## [Dataset extract]
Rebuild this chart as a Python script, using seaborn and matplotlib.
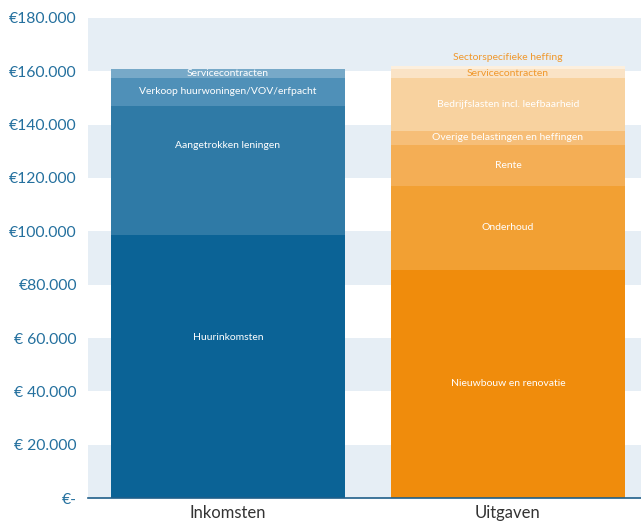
import matplotlib
matplotlib.use("Agg")
import matplotlib.pyplot as plt
import seaborn as sns
import pandas as pd
import numpy as np

categories = ["Inkomsten", "Uitgaven"]

inkomsten_labels = ["Huurinkomsten", "Aangetrokken leningen",
                    "Verkoop huurwoningen/VOV/erfpacht", "Servicecontracten"]
inkomsten_values = [98600, 48400, 10500, 3400]
inkomsten_colors = ["#0b6396", "#2f7aa6", "#4f90b8", "#77a9c8"]

uitgaven_labels = ["Nieuwbouw en renovatie", "Onderhoud", "Rente",
                   "Overige belastingen en heffingen",
                   "Bedrijfslasten incl. leefbaarheid",
                   "Servicecontracten", "Sectorspecifieke heffing"]
uitgaven_values = [85500, 31500, 15400, 5300, 19900, 3400, 1000]
uitgaven_colors = ["#f08c0c", "#f2a033", "#f4ae55", "#f6be78",
                   "#f8d29f", "#fae3c6", "#fcefde"]

ytick_values = [0, 20000, 40000, 60000, 80000, 100000, 120000, 140000, 160000, 180000]
ytick_labels = ["€-", "€ 20.000", "€ 40.000", "€ 60.000", "€80.000",
                "€100.000", "€120.000", "€140.000", "€160.000", "€180.000"]

sns.set_theme(style="white")
plt.rcParams['font.family'] = ['Lato', 'DejaVu Sans']

fig = plt.figure(figsize=(6.41, 5.23), dpi=100)
ax = fig.add_axes([88/641, 25/523, 1 - 88/641, (498-18)/523])

# alternating background bands
for lo in range(0, 180000, 40000):
    ax.axhspan(lo, lo + 20000, color="#e6eef5", zorder=0, lw=0)
ax.axhspan(160000, 180000, color="#e6eef5", zorder=0, lw=0)

width = 0.836

def draw_stack(cat, values, colors):
    cum = np.cumsum(values)
    # draw from tallest to shortest so lower segments overlay
    for i in range(len(values) - 1, -1, -1):
        df = pd.DataFrame({"cat": [cat], "val": [cum[i]]})
        sns.barplot(data=df, x="cat", y="val", order=categories, color=colors[i],
                    saturation=1, width=width, ax=ax, zorder=2, linewidth=0)
    return cum

cum_in = draw_stack("Inkomsten", inkomsten_values, inkomsten_colors)
cum_out = draw_stack("Uitgaven", uitgaven_values, uitgaven_colors)

fs = 7.5
# Inkomsten labels (label placement offsets as in the original)
in_offsets = [10700, 9200, 0, 0]
starts = np.concatenate([[0], cum_in[:-1]])
for lab, s, v, off in zip(inkomsten_labels, starts, inkomsten_values, in_offsets):
    ax.text(0, s + v / 2 + off, lab, ha="center", va="center", color="white",
            fontsize=fs, zorder=5)

# Uitgaven labels
starts = np.concatenate([[0], cum_out[:-1]])
for lab, s, v in zip(uitgaven_labels, starts, uitgaven_values):
    if lab == "Sectorspecifieke heffing":
        y = s + v + 3200
        col = "#f0982c"
    elif lab == "Servicecontracten":
        y = s + v / 2 - 200
        col = "#f0982c"
    else:
        y = s + v / 2
        col = "white"
    ax.text(1, y, lab, ha="center", va="center", color=col, fontsize=fs, zorder=5)

ax.set_xlim(-0.5, 1.475)
ax.set_ylim(0, 180000)
ax.set_yticks(ytick_values)
ax.set_yticklabels(ytick_labels, color="#24709e", fontsize=11.3)
ax.set_xticks([0, 1])
ax.set_xticklabels(categories, color="#333333", fontsize=12)
ax.set_xlabel("")
ax.set_ylabel("")
ax.tick_params(axis="y", length=0, pad=8)
ax.tick_params(axis="x", length=0, pad=5)
for sp in ["top", "right", "left"]:
    ax.spines[sp].set_visible(False)
ax.spines["bottom"].set_color("#1f5f8a")
ax.spines["bottom"].set_linewidth(1.2)
ax.spines["bottom"].set_zorder(6)

fig.savefig("out.png", dpi=100)
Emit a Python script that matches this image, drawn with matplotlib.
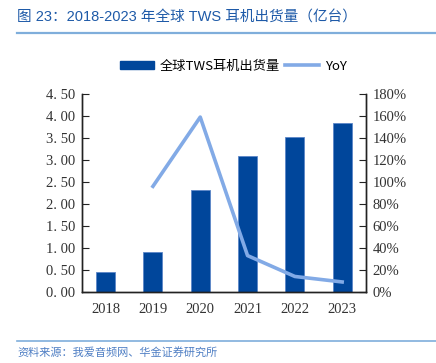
import matplotlib.pyplot as plt
from matplotlib.lines import Line2D

plt.rcParams['font.family'] = ['Liberation Serif', 'Noto Sans CJK SC', 'DejaVu Sans']

years = ['2018', '2019', '2020', '2021', '2022', '2023']
shipments = [0.45, 0.90, 2.32, 3.09, 3.52, 3.85]   # 亿台
yoy_years = [1, 2, 3, 4, 5]
yoy = [96, 159, 33, 14, 9]                          # %

bar_color = '#00469B'
line_color = '#82AAE6'
title_color = '#1E5AA8'

fig = plt.figure(figsize=(4.36, 3.63), dpi=100)
ax = fig.add_axes([0.188, 0.196, 0.651, 0.545])
ax2 = ax.twinx()

x = range(len(years))
ax.bar(x, shipments, width=0.4, color=bar_color, edgecolor='#5C86C8', linewidth=0.6,
       zorder=2)
ax2.plot(yoy_years, yoy, color=line_color, linewidth=2.6, zorder=3)

ax.set_xlim(-0.5, 5.5)
ax.set_ylim(0, 4.5)
ax.set_yticks([i * 0.5 for i in range(10)])
ax.set_yticklabels([f'{i * 0.5:.2f}'.replace('.', '. ') for i in range(10)])
ax2.set_ylim(0, 180)
ax2.set_yticks(range(0, 181, 20))
ax2.set_yticklabels([f'{v}%' for v in range(0, 181, 20)])
ax.set_xticks(list(x))
ax.set_xticklabels(years)

for a in (ax, ax2):
    a.spines['top'].set_visible(False)
    for s in a.spines.values():
        s.set_color('#222222')
        s.set_linewidth(1.0)
ax.tick_params(axis='y', direction='in', length=5, labelsize=10.5, colors='#222222',
               labelcolor='#333333', pad=5)
ax.tick_params(axis='x', length=0, labelsize=10.5, labelcolor='#333333', pad=8)
ax2.tick_params(axis='y', direction='in', length=5, labelsize=10.5, colors='#222222',
                labelcolor='#333333', pad=5)

handles = [plt.Rectangle((0, 0), 1, 1, color=bar_color),
           Line2D([], [], color=line_color, linewidth=2.6)]
fig.legend(handles, ['全球TWS耳机出货量', 'YoY'], loc='center',
           bbox_to_anchor=(0.535, 1 - 66 / 363), ncol=2, frameon=False,
           handlelength=2.6, handleheight=0.6, columnspacing=0.4,
           handletextpad=0.4, prop={'family': ['Noto Sans CJK SC', 'DejaVu Sans'], 'size': 9.5})

fig.text(17 / 436, 1 - 18 / 363, '图 23：2018-2023 年全球 TWS 耳机出货量（亿台）',
         color=title_color, fontsize=10.5, va='center', ha='left',
         family=['Liberation Sans', 'Noto Sans CJK SC'])
fig.add_artist(Line2D([17 / 436, 1.0], [1 - 33 / 363] * 2, color='#7FAEDB', linewidth=1.6))
fig.add_artist(Line2D([17 / 436, 1.0], [1 - 341 / 363] * 2, color='#7FAEDB', linewidth=1.2))
fig.text(17 / 436, 1 - 352 / 363, '资料来源：我爱音频网、华金证券研究所',
         color='#4F7FC4', fontsize=8, va='center', ha='left', style='italic',
         family=['Noto Sans CJK SC', 'DejaVu Sans'])

fig.savefig('out.png', dpi=100)
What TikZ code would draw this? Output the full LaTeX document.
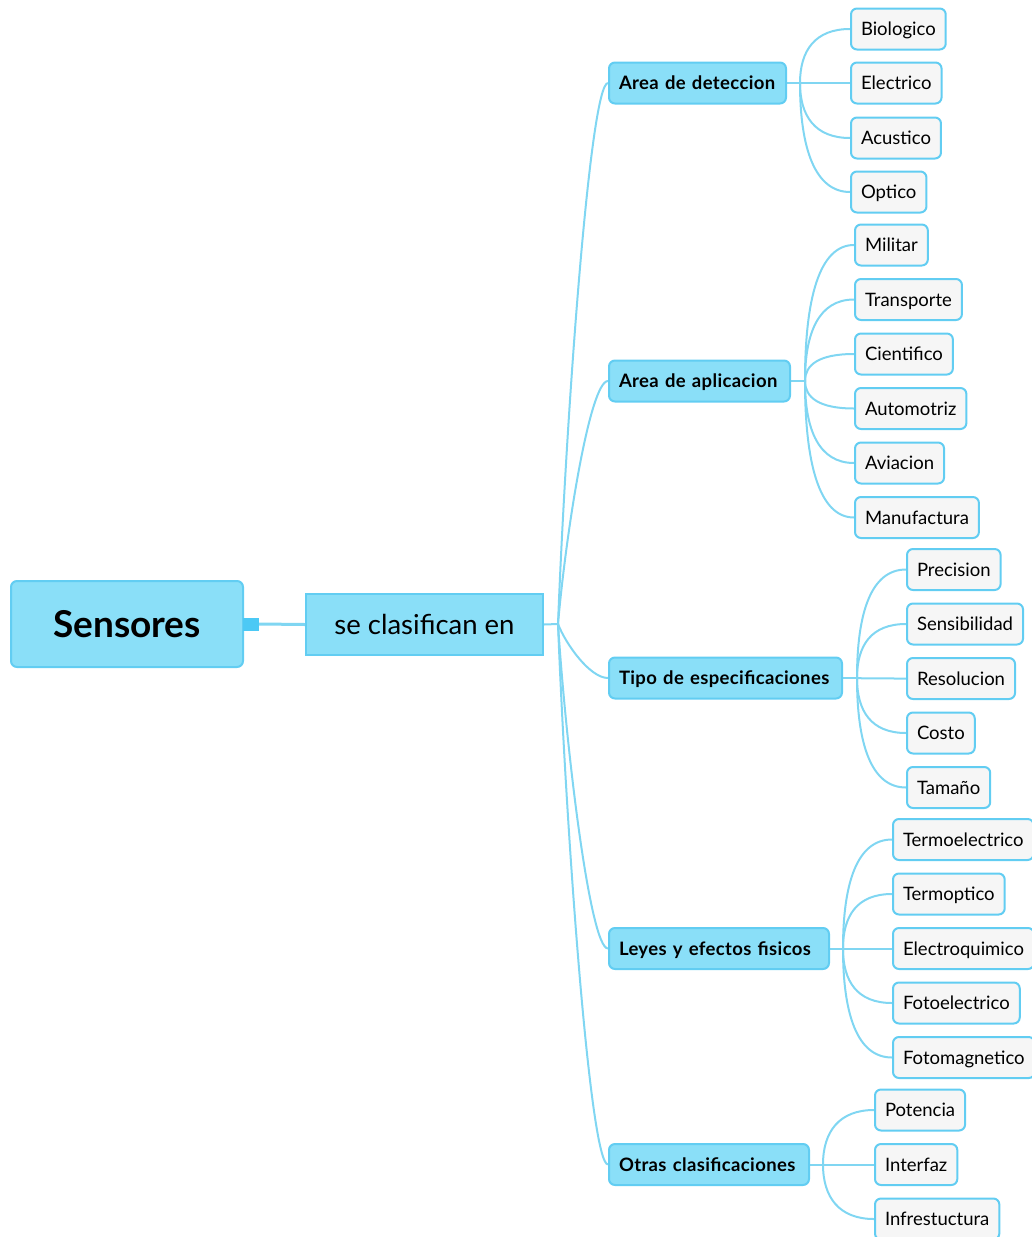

## [What to work on]
Transcribe the full listing above exactly, with the images removed.

## [Solution for this problem]
Rebuild this chart as a Python script, using seaborn and matplotlib.
import matplotlib
matplotlib.use("Agg")
import matplotlib.pyplot as plt
import seaborn as sns
import pandas as pd
import numpy as np

categories = ["Inkomsten", "Uitgaven"]

inkomsten_labels = ["Huurinkomsten", "Aangetrokken leningen",
                    "Verkoop huurwoningen/VOV/erfpacht", "Servicecontracten"]
inkomsten_values = [98600, 48400, 10500, 3400]
inkomsten_colors = ["#0b6396", "#2f7aa6", "#4f90b8", "#77a9c8"]

uitgaven_labels = ["Nieuwbouw en renovatie", "Onderhoud", "Rente",
                   "Overige belastingen en heffingen",
                   "Bedrijfslasten incl. leefbaarheid",
                   "Servicecontracten", "Sectorspecifieke heffing"]
uitgaven_values = [85500, 31500, 15400, 5300, 19900, 3400, 1000]
uitgaven_colors = ["#f08c0c", "#f2a033", "#f4ae55", "#f6be78",
                   "#f8d29f", "#fae3c6", "#fcefde"]

ytick_values = [0, 20000, 40000, 60000, 80000, 100000, 120000, 140000, 160000, 180000]
ytick_labels = ["€-", "€ 20.000", "€ 40.000", "€ 60.000", "€80.000",
                "€100.000", "€120.000", "€140.000", "€160.000", "€180.000"]

sns.set_theme(style="white")
plt.rcParams['font.family'] = ['Lato', 'DejaVu Sans']

fig = plt.figure(figsize=(6.41, 5.23), dpi=100)
ax = fig.add_axes([88/641, 25/523, 1 - 88/641, (498-18)/523])

# alternating background bands
for lo in range(0, 180000, 40000):
    ax.axhspan(lo, lo + 20000, color="#e6eef5", zorder=0, lw=0)
ax.axhspan(160000, 180000, color="#e6eef5", zorder=0, lw=0)

width = 0.836

def draw_stack(cat, values, colors):
    cum = np.cumsum(values)
    # draw from tallest to shortest so lower segments overlay
    for i in range(len(values) - 1, -1, -1):
        df = pd.DataFrame({"cat": [cat], "val": [cum[i]]})
        sns.barplot(data=df, x="cat", y="val", order=categories, color=colors[i],
                    saturation=1, width=width, ax=ax, zorder=2, linewidth=0)
    return cum

cum_in = draw_stack("Inkomsten", inkomsten_values, inkomsten_colors)
cum_out = draw_stack("Uitgaven", uitgaven_values, uitgaven_colors)

fs = 7.5
# Inkomsten labels (label placement offsets as in the original)
in_offsets = [10700, 9200, 0, 0]
starts = np.concatenate([[0], cum_in[:-1]])
for lab, s, v, off in zip(inkomsten_labels, starts, inkomsten_values, in_offsets):
    ax.text(0, s + v / 2 + off, lab, ha="center", va="center", color="white",
            fontsize=fs, zorder=5)

# Uitgaven labels
starts = np.concatenate([[0], cum_out[:-1]])
for lab, s, v in zip(uitgaven_labels, starts, uitgaven_values):
    if lab == "Sectorspecifieke heffing":
        y = s + v + 3200
        col = "#f0982c"
    elif lab == "Servicecontracten":
        y = s + v / 2 - 200
        col = "#f0982c"
    else:
        y = s + v / 2
        col = "white"
    ax.text(1, y, lab, ha="center", va="center", color=col, fontsize=fs, zorder=5)

ax.set_xlim(-0.5, 1.475)
ax.set_ylim(0, 180000)
ax.set_yticks(ytick_values)
ax.set_yticklabels(ytick_labels, color="#24709e", fontsize=11.3)
ax.set_xticks([0, 1])
ax.set_xticklabels(categories, color="#333333", fontsize=12)
ax.set_xlabel("")
ax.set_ylabel("")
ax.tick_params(axis="y", length=0, pad=8)
ax.tick_params(axis="x", length=0, pad=5)
for sp in ["top", "right", "left"]:
    ax.spines[sp].set_visible(False)
ax.spines["bottom"].set_color("#1f5f8a")
ax.spines["bottom"].set_linewidth(1.2)
ax.spines["bottom"].set_zorder(6)

fig.savefig("out.png", dpi=100)
Emit a Python script that matches this image, drawn with matplotlib.
import matplotlib.pyplot as plt
from matplotlib.lines import Line2D

plt.rcParams['font.family'] = ['Liberation Serif', 'Noto Sans CJK SC', 'DejaVu Sans']

years = ['2018', '2019', '2020', '2021', '2022', '2023']
shipments = [0.45, 0.90, 2.32, 3.09, 3.52, 3.85]   # 亿台
yoy_years = [1, 2, 3, 4, 5]
yoy = [96, 159, 33, 14, 9]                          # %

bar_color = '#00469B'
line_color = '#82AAE6'
title_color = '#1E5AA8'

fig = plt.figure(figsize=(4.36, 3.63), dpi=100)
ax = fig.add_axes([0.188, 0.196, 0.651, 0.545])
ax2 = ax.twinx()

x = range(len(years))
ax.bar(x, shipments, width=0.4, color=bar_color, edgecolor='#5C86C8', linewidth=0.6,
       zorder=2)
ax2.plot(yoy_years, yoy, color=line_color, linewidth=2.6, zorder=3)

ax.set_xlim(-0.5, 5.5)
ax.set_ylim(0, 4.5)
ax.set_yticks([i * 0.5 for i in range(10)])
ax.set_yticklabels([f'{i * 0.5:.2f}'.replace('.', '. ') for i in range(10)])
ax2.set_ylim(0, 180)
ax2.set_yticks(range(0, 181, 20))
ax2.set_yticklabels([f'{v}%' for v in range(0, 181, 20)])
ax.set_xticks(list(x))
ax.set_xticklabels(years)

for a in (ax, ax2):
    a.spines['top'].set_visible(False)
    for s in a.spines.values():
        s.set_color('#222222')
        s.set_linewidth(1.0)
ax.tick_params(axis='y', direction='in', length=5, labelsize=10.5, colors='#222222',
               labelcolor='#333333', pad=5)
ax.tick_params(axis='x', length=0, labelsize=10.5, labelcolor='#333333', pad=8)
ax2.tick_params(axis='y', direction='in', length=5, labelsize=10.5, colors='#222222',
                labelcolor='#333333', pad=5)

handles = [plt.Rectangle((0, 0), 1, 1, color=bar_color),
           Line2D([], [], color=line_color, linewidth=2.6)]
fig.legend(handles, ['全球TWS耳机出货量', 'YoY'], loc='center',
           bbox_to_anchor=(0.535, 1 - 66 / 363), ncol=2, frameon=False,
           handlelength=2.6, handleheight=0.6, columnspacing=0.4,
           handletextpad=0.4, prop={'family': ['Noto Sans CJK SC', 'DejaVu Sans'], 'size': 9.5})

fig.text(17 / 436, 1 - 18 / 363, '图 23：2018-2023 年全球 TWS 耳机出货量（亿台）',
         color=title_color, fontsize=10.5, va='center', ha='left',
         family=['Liberation Sans', 'Noto Sans CJK SC'])
fig.add_artist(Line2D([17 / 436, 1.0], [1 - 33 / 363] * 2, color='#7FAEDB', linewidth=1.6))
fig.add_artist(Line2D([17 / 436, 1.0], [1 - 341 / 363] * 2, color='#7FAEDB', linewidth=1.2))
fig.text(17 / 436, 1 - 352 / 363, '资料来源：我爱音频网、华金证券研究所',
         color='#4F7FC4', fontsize=8, va='center', ha='left', style='italic',
         family=['Noto Sans CJK SC', 'DejaVu Sans'])

fig.savefig('out.png', dpi=100)
What TikZ code would draw this? Output the full LaTeX document.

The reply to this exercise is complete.